In the back corner room on the fifth floor across from Terrace 5 café hangs Van Gogh’s Starry Night. Probably the museum’s most famous piece, there is always a crowd around it, buzzing in six different languages and taking pictures. The painting is incredible, for sure, but not worth the 35-40 people that block a decent view on a Sunday afternoon. As art is a very personal visual experience, and most people are fairly selfish, a tourist or two are guaranteed to step in front of you. The crowd assures that true appreciation of the brush strokes and movement of the painting are lost among the hubbub.

Instead of elbowing your way through the Starry Night throng, take a step to the right. The Olive Trees, the other Van Gogh on view at MoMA, hangs right next to the celestial masterpiece, and the entire crowd to the left is apt to be ignoring it. The Olive Trees provides a just as captivating (if not as frequently reproduced) example of Van Gogh’s post-impressionism.

If you turn around after looking at The Olive Trees and walk through the doorway, you will be greeted by Les Desmoiselles d’Avignon. Most likely less crowded than Van Gogh’s work, Picasso’s seminal painting is a depiction of several prostitutes that takes over the wall. The naked bodies of the women are abstract but strikingly real. The scale of it makes it easy to appreciate, even if there is a crowd.

Another famous and large-scale work, Jackson Pollack’s One: Number 31, 1950, is down on the fourth floor. There will probably be throngs of people, and they will probably be annoying, but a print of the work does not capture its essence—the meaning comes from its scale and its texture, neither of which can be fully appreciated by staring at the slide in Art Hum.

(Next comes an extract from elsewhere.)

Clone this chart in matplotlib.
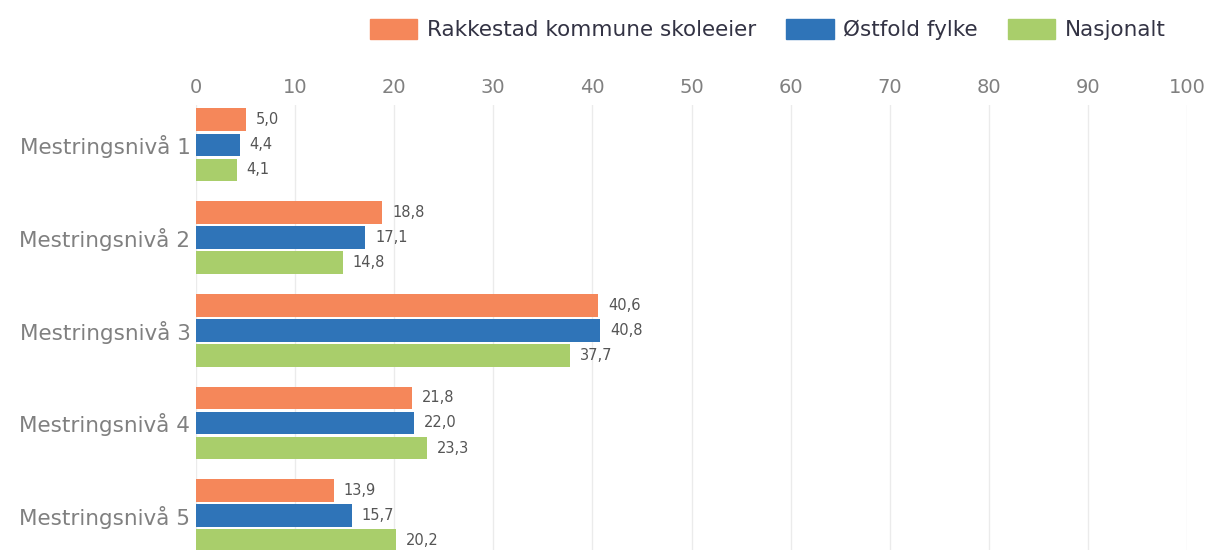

Viewing famous works of art at the Met is somewhat of a different ballgame. The sheer quantity of well-known works spreads out the clumps of camera clutchers, meaning that you might encounter more of them, but in smaller groups. It also means that if there is a crowd around one painting, there are plenty of substitutes to visit while you wait.

Waiting for a clear view is more important at the Met, where many of the most famous works are smaller in scale than at MoMA. Duccio’s Madonna and Child, acquired by the museum in 2004 for, according to the information booth attendant, “some ridiculous amount,” is no bigger than a piece of loose leaf paper. Painted on wood with gold and tempera around the year 1300, the luminous details require close attention: to truly appreciate the work, a viewer needs to stand about one or two feet away. Should it be crowded, it’s worth it to elbow your way to the front.

Another must-see is Vermeer’s Woman with a Water Pitcher. The Dutch painter is a master of color and light, creating optical illusions that call for an in-person experience. The soft lighting and overall ambiance of the museum enhance the contrasts of light and shadow. Its power is in its subtlety.

Truly, no print can do justice to the power of any of these works. Generally, it is worth braving the crowds and the flashes of their cameras to experience them. That said, avoid MoMA on Friday nights when it’s free (go to the Met instead), and the Met on Saturday nights (when it is the only museum open). Pick a day when everyone else is playing in the park, and enjoy masters of the brushstroke on Columbia’s dime.